De facto, não foi invocada qualquer ilegalidade do acto suspendendo que resulte evidente. Este facto não precisa de ser explicado pelo julgador, pelo que não incorre em omissão de pronúncia por não ter apreciado as ilegalidades invocadas.
Se as tivesse que apreciar, seria sinal que não eram manifestas, o que tornava inútil essa apreciação.
Só teria que fundamentar a decisão se considerasse evidentes as ilegalidades, ou alguma delas e, consequentemente, manifesta a procedência a acção principal, pois esta situação é uma situação excepcional que conduz à procedência do pedido de suspensão sem necessidade de apreciação dos restantes requisitos normalmente exigidos para o efeito, contidos nas alíneas b) e c) do nº1 do artº 120º do CPTA.

3.E finalmente, ponderando os interesses em presença, afigura-se-nos que o interesse do recorrido deverá prevalecer sobre o interesse da entidade demandada.

De facto, o interesse da entidade demandada, sem dúvida também relevante, prende-se com a necessidade de implementação, no terreno ocupado pelo P..., do Programa Polis, 1, instituído pelo DL nº 229/2001, de 20-8, sendo que, para o referido terreno está prevista, de acordo com o Plano de Pormenor das Praias Urbanas da Costa da Caparica, aprovado pelo DL nº 119/2000, de 4-7, a instalação de equipamentos colectivos úteis à população em geral, para aproveitamento de uma área de protecção costeira, zona de protecção em ordem a cumprir o Plano de Ordenamento da Orla Costeira Sintra-Sado, publicado no DR Nº144, I série B, de 25-6-2003, que prevê o recuo das parques de campismo a norte, entre os quais o da recorrida.

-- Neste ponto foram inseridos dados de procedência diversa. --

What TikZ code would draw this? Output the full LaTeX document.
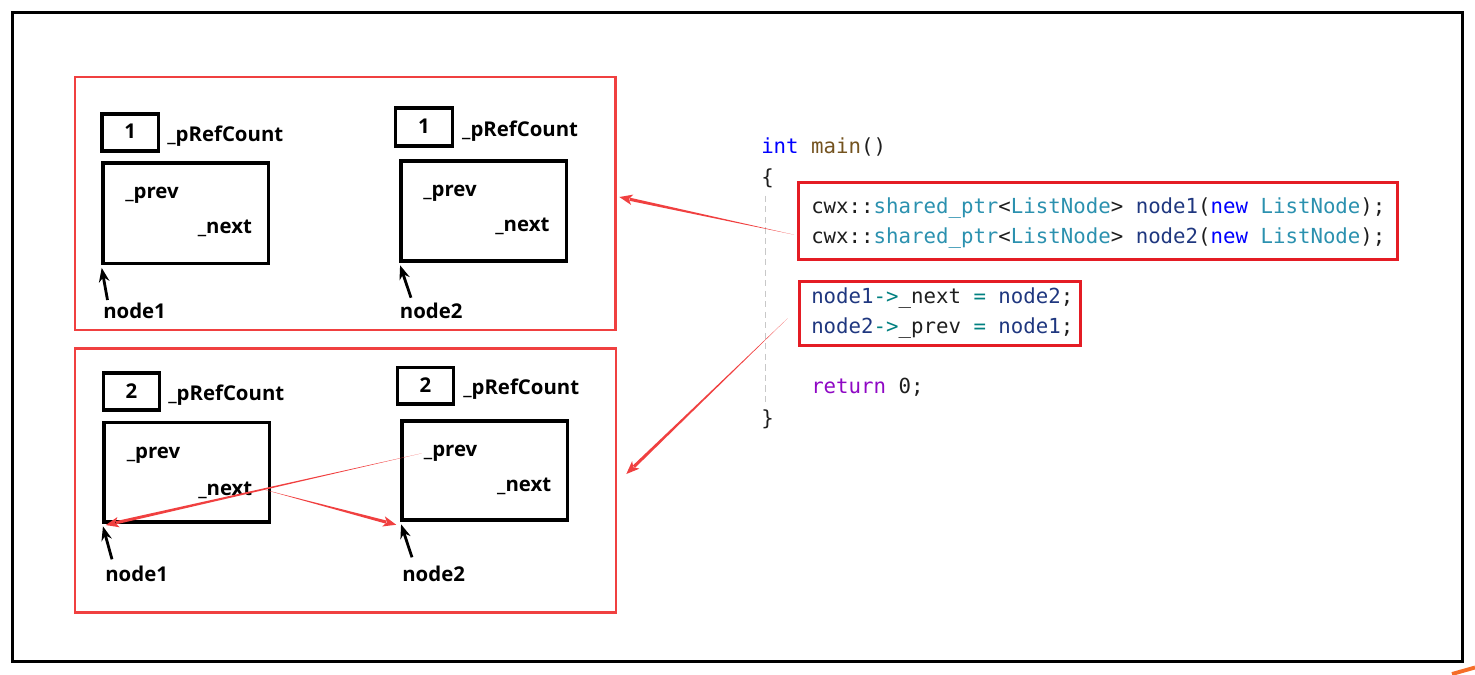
\documentclass[tikz,border=0pt]{standalone}
\usepackage{fontspec}
\setmonofont{DejaVu Sans Mono}
\newfontfamily\lblfont{Open Sans}
\usetikzlibrary{arrows.meta,calc,fit}
\definecolor{panelred}{RGB}{240,64,64}
\definecolor{codered}{RGB}{228,28,36}
\definecolor{cdark}{RGB}{30,30,30}
\definecolor{ctype}{RGB}{43,145,175}
\definecolor{cvar}{RGB}{31,55,127}
\definecolor{ckw}{RGB}{0,0,255}
\definecolor{cfn}{RGB}{116,83,31}
\definecolor{cop}{RGB}{0,128,128}
\definecolor{cret}{RGB}{143,8,196}
\definecolor{guidegray}{RGB}{200,200,200}
\definecolor{smudge}{RGB}{245,110,40}
\newcommand\taperarrow[3]{%
  \fill[#3] (#1) -- ($(#2)!6pt!(#1)!0.9pt!90:(#2)$) -- ($(#2)!6pt!(#1)!0.9pt!-90:(#2)$) -- cycle;
  \fill[#3] (#2) -- ($(#2)!7.5pt!(#1)!3pt!90:(#2)$) -- ($(#2)!5.5pt!(#1)$) -- ($(#2)!7.5pt!(#1)!3pt!-90:(#2)$) -- cycle;
}
\tikzset{
  panel/.style={draw=panelred, line width=1.5pt, inner sep=0pt},
  codebox/.style={draw=codered, line width=1.7pt, inner sep=0pt},
  bbox/.style={draw=black, line width=2pt, inner sep=0pt},
  lbl/.style={inner sep=0pt, anchor=base west, font=\lblfont\bfseries\fontsize{11.6}{13}\selectfont},
  digit/.style={inner sep=0pt, anchor=center, font=\lblfont\bfseries\fontsize{11.6}{13}\selectfont},
  code/.style={inner sep=0pt, anchor=base west, text=cdark, font=\ttfamily\fontsize{11.8}{14}\selectfont},
  ptrarrow/.style={draw=black, line width=1.6pt, -{Stealth[length=8pt,width=6pt]}, shorten >=1.5pt},
  guide/.style={draw=guidegray, line width=0.6pt, dash pattern=on 3.5pt off 2.5pt},
}
\begin{document}
\begin{tikzpicture}[x=0.02cm, y=-0.02cm]
\useasboundingbox (0,0) rectangle (1475,674);
% outer frame
\node[draw=black, line width=1.7pt, inner sep=0pt, fit={(12.5,12.5) (1462,661.5)}] (frame) {};
\draw[smudge, line width=2.2pt] (1452,674) -- (1475,667.5);

% panels
\node[panel, fit={(75,77) (615.5,330)}] (pTop) {};
\node[panel, fit={(75,348.5) (616,612.5)}] (pBot) {};

% ---- top panel
\node[bbox, fit={(102,114) (158.5,150.8)}] (c1L) {};
\node[digit] (d1L) at ([yshift=0.5pt]c1L.center) {1};
\node[lbl] (rc1L) at (167,141.7) {\_pRefCount};
\node[bbox, fit={(103,163) (268.5,263.5)}] (b1L) {};
\node[lbl] (pv1L) at (125,198) {\_prev};
\node[lbl] (nx1L) at (197.5,233) {\_next};
\node[lbl] (n1T) at (102.9,318.3) {node1};
\coordinate (t1L) at (107.5,300);
\draw[ptrarrow] (t1L) -- (b1L.south west);

\node[bbox, fit={(395.5,108) (452.5,146)}] (c1R) {};
\node[digit] (d1R) at ([yshift=0.5pt]c1R.center) {1};
\node[lbl] (rc1R) at (461.8,136) {\_pRefCount};
\node[bbox, fit={(401,161) (566.5,261)}] (b1R) {};
\node[lbl] (pv1R) at (422.9,196.7) {\_prev};
\node[lbl] (nx1R) at (495,231.7) {\_next};
\node[lbl] (n2T) at (399.6,318.3) {node2};
\coordinate (t1R) at (411,297.7);
\draw[ptrarrow] (t1R) -- (b1R.south west);

% ---- bottom panel
\node[bbox, fit={(103.5,373) (159.5,410)}] (c2L) {};
\node[digit] (d2L) at ([yshift=0.5pt]c2L.center) {2};
\node[lbl] (rc2L) at (168,400.7) {\_pRefCount};
\node[bbox, fit={(104,422.5) (269.5,522)}] (b2L) {};
\node[lbl] (pv2L) at (126.4,458.3) {\_prev};
\node[lbl] (nx2L) at (197.9,495) {\_next};
\node[lbl] (n1B) at (105,581.7) {node1};
\coordinate (t2L) at (112,559.3);
\draw[ptrarrow] (t2L) -- (b2L.south west);

\node[bbox, fit={(397.5,367.5) (453.5,404)}] (c2R) {};
\node[digit] (d2R) at ([yshift=0.5pt]c2R.center) {2};
\node[lbl] (rc2R) at (462.9,394) {\_pRefCount};
\node[bbox, fit={(402,421) (567.5,520)}] (b2R) {};
\node[lbl] (pv2R) at (423.6,456.7) {\_prev};
\node[lbl] (nx2R) at (496.8,491.7) {\_next};
\node[lbl] (n2B) at (402,581.7) {node2};
\coordinate (t2R) at (412,557.3);
\draw[ptrarrow] (t2R) -- (b2R.south west);

% red pointer arrows in bottom panel
\coordinate (s1) at (262.9,489.3);
\coordinate (e1) at ([shift={(-4,3)}]b2R.south west);
\taperarrow{s1}{e1}{panelred}
\coordinate (s2) at (421.8,453.3);
\coordinate (e2) at ([shift={(3.5,1.3)}]b2L.south west);
\taperarrow{s2}{e2}{panelred}

% ---- code
\node[code] (l0) at (760.9,153.3) {{\color{ckw}int} {\color{cfn}main}()};
\node[code] (lb) at (760.9,184) {\{};
\node[code] (l1) at (810.9,213.3) {cwx::{\color{ctype}shared\_ptr}<{\color{ctype}ListNode}> {\color{cvar}node1}({\color{ckw}new} {\color{ctype}ListNode});};
\node[code] (l2) at (810.9,243.3) {cwx::{\color{ctype}shared\_ptr}<{\color{ctype}ListNode}> {\color{cvar}node2}({\color{ckw}new} {\color{ctype}ListNode});};
\node[code] (l3) at (810.9,303.3) {{\color{cvar}node1}{\color{cop}->}\_next {\color{cop}=} {\color{cvar}node2};};
\node[code] (l4) at (810.9,333.3) {{\color{cvar}node2}{\color{cop}->}\_prev {\color{cop}=} {\color{cvar}node1};};
\node[code] (l5) at (810.9,393.3) {{\color{cret}return} 0;};
\node[code] (rb) at (760.9,425) {\}};
\draw[guide] ($(lb.south)+(-2,8)$) -- ($(rb.north)+(-2,-6)$);

\node[codebox, fit={(798.5,182.2) (1397.2,259.2)}] (cb1) {};
\node[codebox, fit={(799,281) (1080.5,345.8)}] (cb2) {};

% code to panel arrows
\coordinate (sA) at ([shift={(-3,14)}]cb1.west);
\coordinate (tA) at ([shift={(2.5,-6.5)}]pTop.east);
\taperarrow{sA}{tA}{panelred}
\coordinate (sB) at ([shift={(-10,5)}]cb2.west);
\coordinate (tB) at ([shift={(9,-6.5)}]pBot.east);
\taperarrow{sB}{tB}{panelred}
\end{tikzpicture}
\end{document}
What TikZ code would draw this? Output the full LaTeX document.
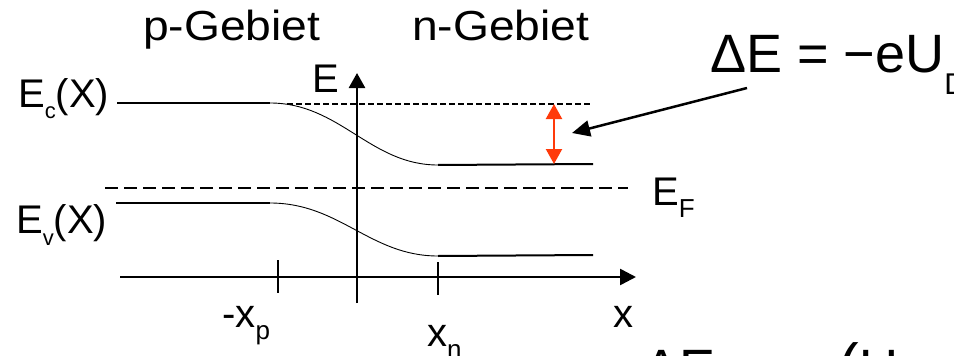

Só que o concurso para execução da empreitada de requalificação do espaço público, no local do PC, ao contrário do que a recorrente, referira, não chegou a ser aberto ( artº 28º da factualidade assente), não estando, assim, em causa a aplicação do financiamento pelo Programa Operacional Temático Valorização do Território, previsto para 2007- 2013.

Além disso, competia à recorrente, na impossibilidade de transferência do Paque de Campismo para o Pinhal Inglês como ficara acordado( cfr artº 32º da factualidade assente), apresentar outra alternativa para essa transferência, o que não consta que tivesse feito.

De referir que embora estejam em confronto dois interesses de natureza pública, um deverá prevalecer sobre o outro, porque existe uma maior afectação imediata dos interesses e direitos fundamentais dos cidadãos defendidos pelo recorrido, do que no caso do interesse público que a recorrente visa prosseguir.

Ou seja, em caso de conflito entre os direitos dos cidadãos identificados e os direitos dos cidadãos em geral, decorrentes da prossecução dos direitos do urbanismo, parece-me que deverão prevalecer os primeiros, até que lhes seja apresentada uma alternativa, como aliás estava previsto e foi sempre negociado entre a recorrente e o recorrido.

Verificam-se, assim, no meu entender, todos os requisitos necessários ao decretamento da providência conservatória requerida, contidos na alínea b) do nº1 e nº2 do artº 120º do CPTA.

Termos em que emito parecer no sentido da manutenção da sentença recorrida e improcedência do presente recurso jurisdicional.